• **Task statement**:
Repeat the records word for word, excluding any picture.

============================================================

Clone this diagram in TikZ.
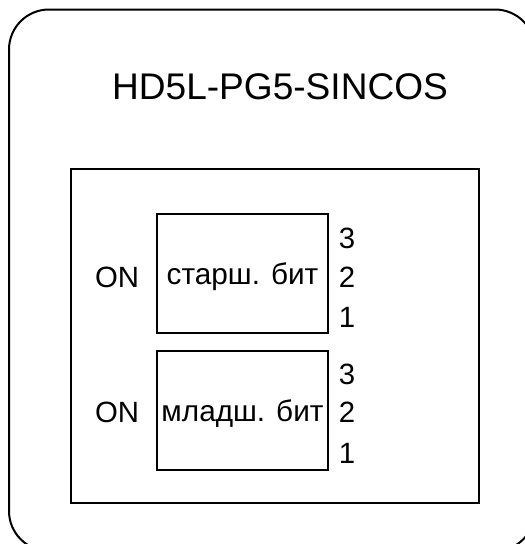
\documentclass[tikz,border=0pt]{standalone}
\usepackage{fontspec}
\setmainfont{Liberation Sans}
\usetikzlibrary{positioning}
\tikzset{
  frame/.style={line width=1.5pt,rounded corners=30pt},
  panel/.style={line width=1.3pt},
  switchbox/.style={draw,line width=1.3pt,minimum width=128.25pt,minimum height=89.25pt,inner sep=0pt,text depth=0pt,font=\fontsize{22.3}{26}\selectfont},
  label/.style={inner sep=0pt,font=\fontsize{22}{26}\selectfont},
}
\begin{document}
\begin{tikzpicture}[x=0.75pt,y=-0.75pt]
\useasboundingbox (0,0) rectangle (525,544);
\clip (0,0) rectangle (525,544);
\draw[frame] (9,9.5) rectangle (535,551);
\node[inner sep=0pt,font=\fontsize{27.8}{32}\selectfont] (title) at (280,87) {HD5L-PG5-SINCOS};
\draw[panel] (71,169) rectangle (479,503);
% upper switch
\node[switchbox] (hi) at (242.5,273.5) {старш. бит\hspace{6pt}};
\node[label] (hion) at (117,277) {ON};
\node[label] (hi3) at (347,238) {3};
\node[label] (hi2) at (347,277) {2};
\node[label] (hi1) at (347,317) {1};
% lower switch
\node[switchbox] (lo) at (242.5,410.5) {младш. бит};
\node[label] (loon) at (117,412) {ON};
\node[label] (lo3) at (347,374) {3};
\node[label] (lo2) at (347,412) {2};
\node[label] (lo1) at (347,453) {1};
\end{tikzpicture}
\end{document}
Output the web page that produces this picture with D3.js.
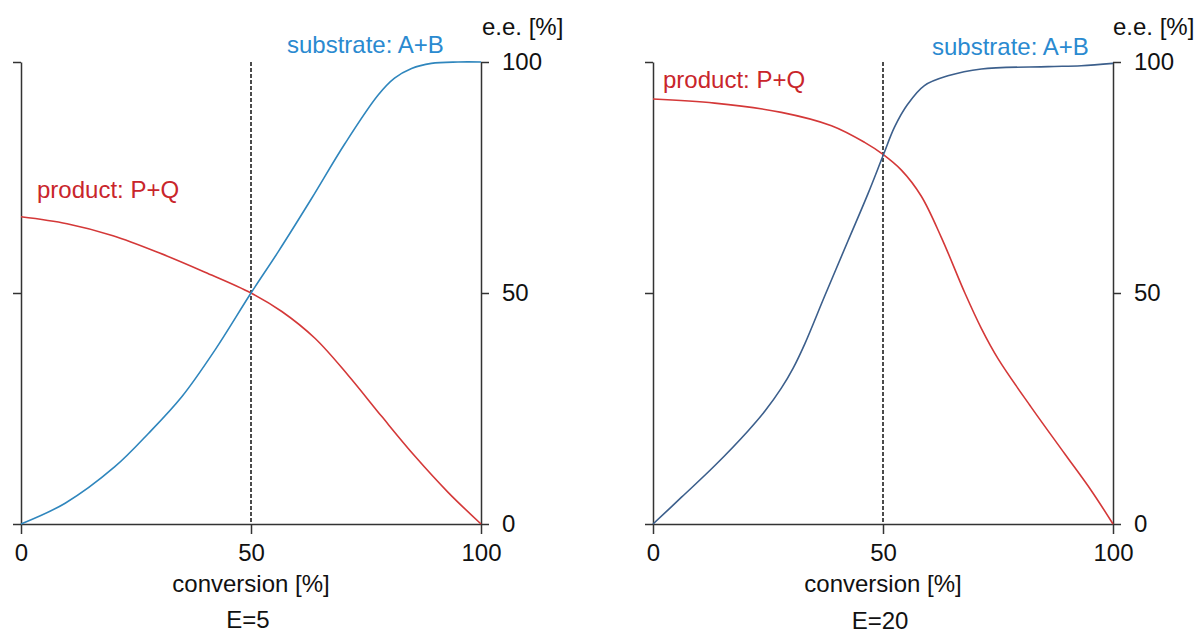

============================================================

• **The output**:
Clone this diagram in TikZ.
\documentclass[tikz,border=0pt]{standalone}
\usepackage{fontspec}
\setmainfont{Liberation Sans}
\usetikzlibrary{positioning}
\tikzset{
  frame/.style={line width=1.5pt,rounded corners=30pt},
  panel/.style={line width=1.3pt},
  switchbox/.style={draw,line width=1.3pt,minimum width=128.25pt,minimum height=89.25pt,inner sep=0pt,text depth=0pt,font=\fontsize{22.3}{26}\selectfont},
  label/.style={inner sep=0pt,font=\fontsize{22}{26}\selectfont},
}
\begin{document}
\begin{tikzpicture}[x=0.75pt,y=-0.75pt]
\useasboundingbox (0,0) rectangle (525,544);
\clip (0,0) rectangle (525,544);
\draw[frame] (9,9.5) rectangle (535,551);
\node[inner sep=0pt,font=\fontsize{27.8}{32}\selectfont] (title) at (280,87) {HD5L-PG5-SINCOS};
\draw[panel] (71,169) rectangle (479,503);
% upper switch
\node[switchbox] (hi) at (242.5,273.5) {старш. бит\hspace{6pt}};
\node[label] (hion) at (117,277) {ON};
\node[label] (hi3) at (347,238) {3};
\node[label] (hi2) at (347,277) {2};
\node[label] (hi1) at (347,317) {1};
% lower switch
\node[switchbox] (lo) at (242.5,410.5) {младш. бит};
\node[label] (loon) at (117,412) {ON};
\node[label] (lo3) at (347,374) {3};
\node[label] (lo2) at (347,412) {2};
\node[label] (lo1) at (347,453) {1};
\end{tikzpicture}
\end{document}
Output the web page that produces this picture with D3.js.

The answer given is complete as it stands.